▶ _EXERCISE GOAL_
Retype exactly what runs from the first line of the data to the line with "plt.rcParams['font.family'] = ['Lato', 'DejaVu", keeping both of those lines and skipping pictures.

▶ _DATA EXCERPT_
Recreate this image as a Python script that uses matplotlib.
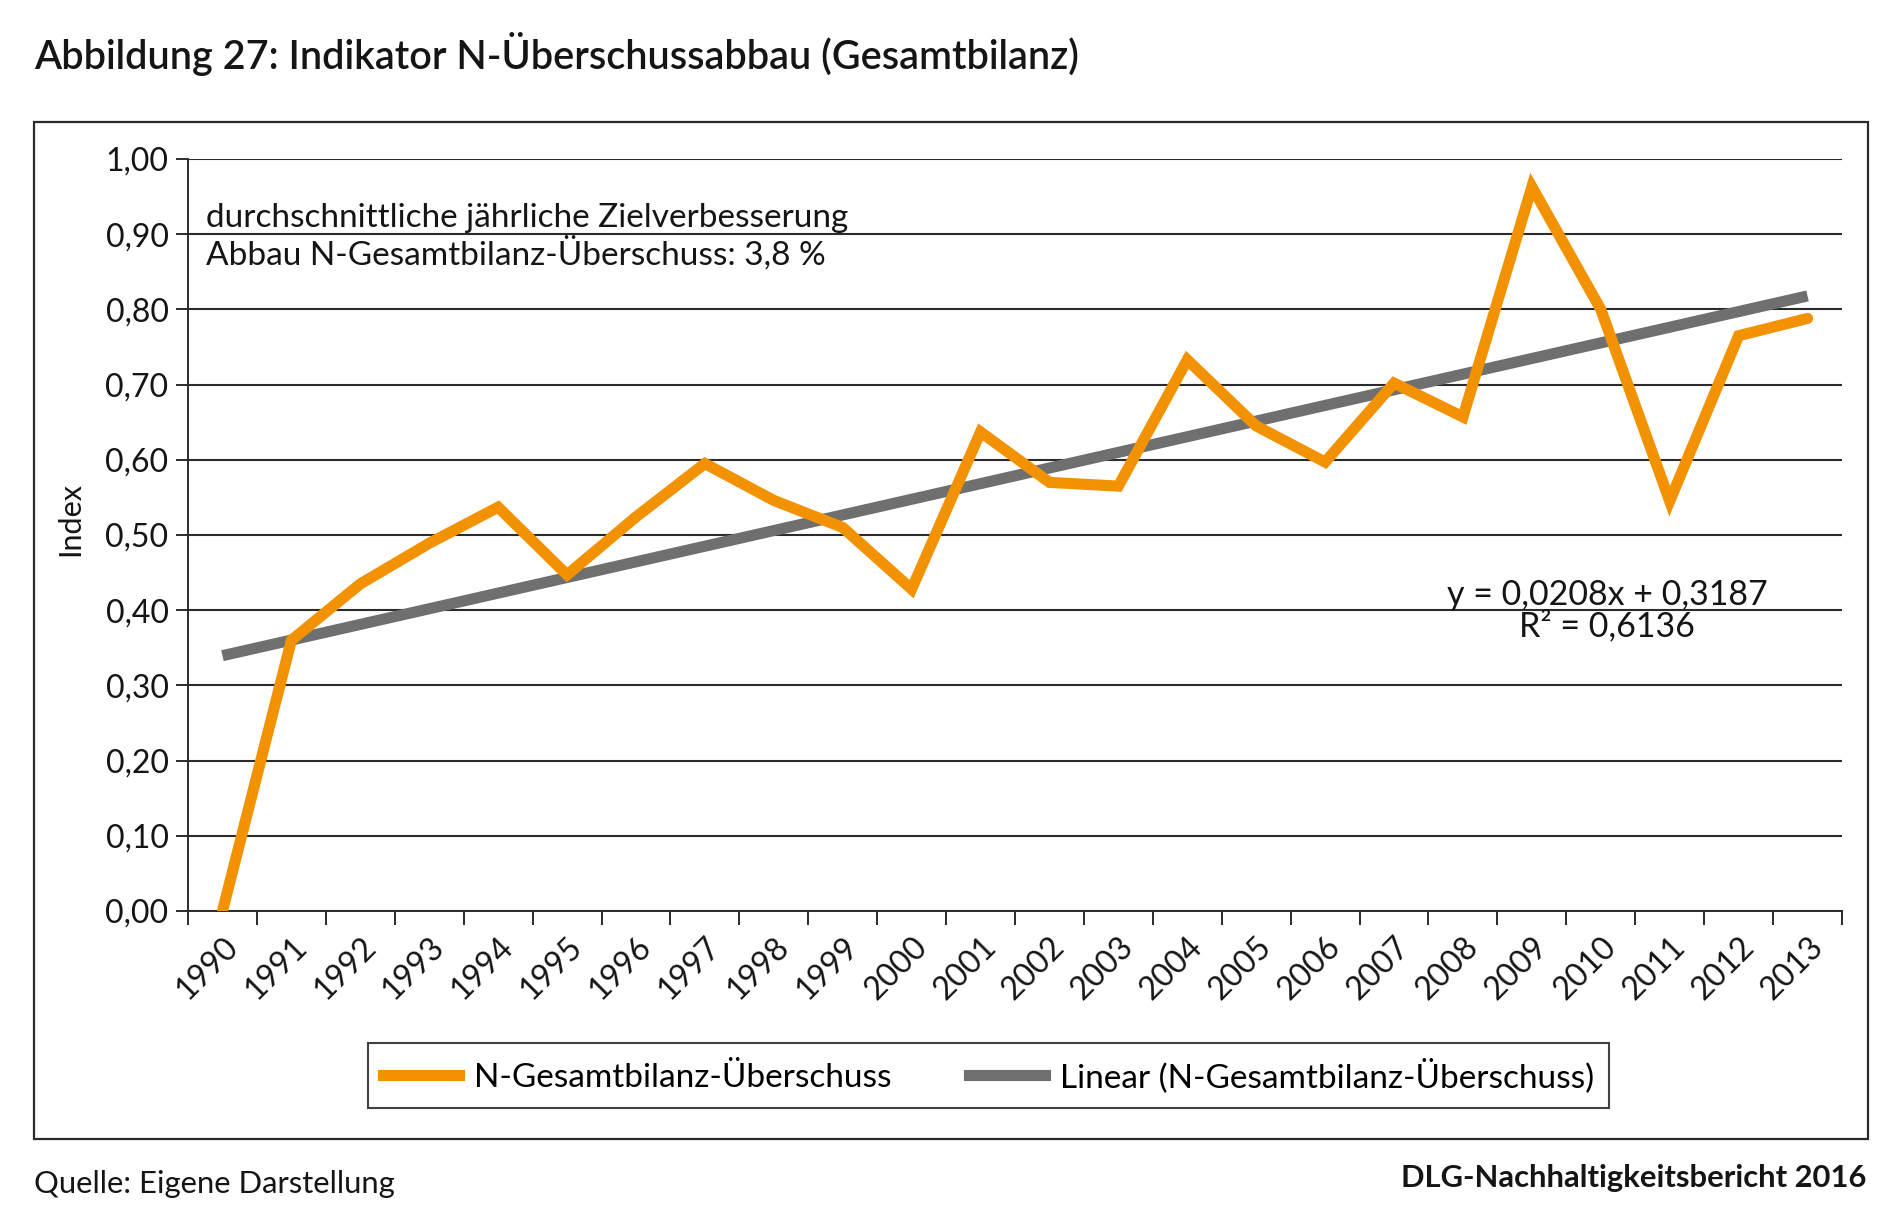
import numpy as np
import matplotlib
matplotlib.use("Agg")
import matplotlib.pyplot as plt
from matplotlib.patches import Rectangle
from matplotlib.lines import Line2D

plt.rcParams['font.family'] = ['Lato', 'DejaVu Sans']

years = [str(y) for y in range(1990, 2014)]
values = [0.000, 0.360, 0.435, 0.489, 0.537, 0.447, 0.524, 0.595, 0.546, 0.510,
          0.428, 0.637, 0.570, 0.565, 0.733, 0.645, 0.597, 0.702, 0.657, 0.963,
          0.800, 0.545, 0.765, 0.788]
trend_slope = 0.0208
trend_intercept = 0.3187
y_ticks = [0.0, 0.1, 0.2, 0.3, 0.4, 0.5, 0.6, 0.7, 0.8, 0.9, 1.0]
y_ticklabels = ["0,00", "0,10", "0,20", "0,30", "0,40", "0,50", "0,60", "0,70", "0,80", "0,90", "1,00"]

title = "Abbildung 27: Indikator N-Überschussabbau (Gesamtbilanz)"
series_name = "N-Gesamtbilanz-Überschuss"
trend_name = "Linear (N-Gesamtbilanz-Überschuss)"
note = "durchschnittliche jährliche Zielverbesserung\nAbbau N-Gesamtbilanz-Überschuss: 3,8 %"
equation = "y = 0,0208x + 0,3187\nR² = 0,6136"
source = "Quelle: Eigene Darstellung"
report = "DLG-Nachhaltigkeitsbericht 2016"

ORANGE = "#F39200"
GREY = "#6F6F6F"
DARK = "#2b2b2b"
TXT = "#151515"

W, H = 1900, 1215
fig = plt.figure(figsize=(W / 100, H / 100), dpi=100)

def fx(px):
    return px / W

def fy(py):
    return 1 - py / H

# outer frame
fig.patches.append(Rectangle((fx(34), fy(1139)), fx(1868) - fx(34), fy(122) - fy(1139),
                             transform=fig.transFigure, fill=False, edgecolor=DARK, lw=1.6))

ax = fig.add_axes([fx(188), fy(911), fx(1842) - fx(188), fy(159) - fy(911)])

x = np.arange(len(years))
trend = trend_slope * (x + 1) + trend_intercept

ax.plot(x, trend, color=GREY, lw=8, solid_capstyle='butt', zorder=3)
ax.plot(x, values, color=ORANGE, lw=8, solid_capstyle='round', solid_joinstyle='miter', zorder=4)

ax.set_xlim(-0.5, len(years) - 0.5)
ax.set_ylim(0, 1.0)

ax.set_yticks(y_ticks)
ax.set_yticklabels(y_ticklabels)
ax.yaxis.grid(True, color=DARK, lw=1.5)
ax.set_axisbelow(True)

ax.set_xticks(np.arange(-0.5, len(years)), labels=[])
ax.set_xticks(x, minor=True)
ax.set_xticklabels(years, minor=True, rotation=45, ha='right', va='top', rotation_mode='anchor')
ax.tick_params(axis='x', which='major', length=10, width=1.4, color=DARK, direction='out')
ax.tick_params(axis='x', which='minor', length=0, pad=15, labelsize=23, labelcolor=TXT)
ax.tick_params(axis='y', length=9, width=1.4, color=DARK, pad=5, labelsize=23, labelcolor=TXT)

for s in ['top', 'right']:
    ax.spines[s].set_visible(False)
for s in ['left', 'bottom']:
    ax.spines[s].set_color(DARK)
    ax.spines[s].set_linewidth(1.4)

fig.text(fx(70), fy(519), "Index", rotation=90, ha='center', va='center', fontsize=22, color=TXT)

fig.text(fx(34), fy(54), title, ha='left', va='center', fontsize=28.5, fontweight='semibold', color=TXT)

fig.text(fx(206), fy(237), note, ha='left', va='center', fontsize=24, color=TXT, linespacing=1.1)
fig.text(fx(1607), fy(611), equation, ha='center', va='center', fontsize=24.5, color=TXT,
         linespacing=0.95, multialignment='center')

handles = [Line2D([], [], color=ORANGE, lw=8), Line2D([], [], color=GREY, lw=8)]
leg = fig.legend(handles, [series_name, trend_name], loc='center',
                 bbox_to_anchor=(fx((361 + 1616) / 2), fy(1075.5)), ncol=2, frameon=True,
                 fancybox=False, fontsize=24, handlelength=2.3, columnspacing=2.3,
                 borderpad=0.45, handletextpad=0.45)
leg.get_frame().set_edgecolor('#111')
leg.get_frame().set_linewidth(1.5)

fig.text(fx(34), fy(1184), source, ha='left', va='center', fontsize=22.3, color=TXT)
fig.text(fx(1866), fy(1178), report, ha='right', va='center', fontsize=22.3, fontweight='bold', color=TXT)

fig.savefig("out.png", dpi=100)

▶ _EXERCISE OUTPUT_
Recreate this image as a Python script that uses matplotlib.
import numpy as np
import matplotlib
matplotlib.use("Agg")
import matplotlib.pyplot as plt
from matplotlib.patches import Rectangle
from matplotlib.lines import Line2D

plt.rcParams['font.family'] = ['Lato', 'DejaVu Sans']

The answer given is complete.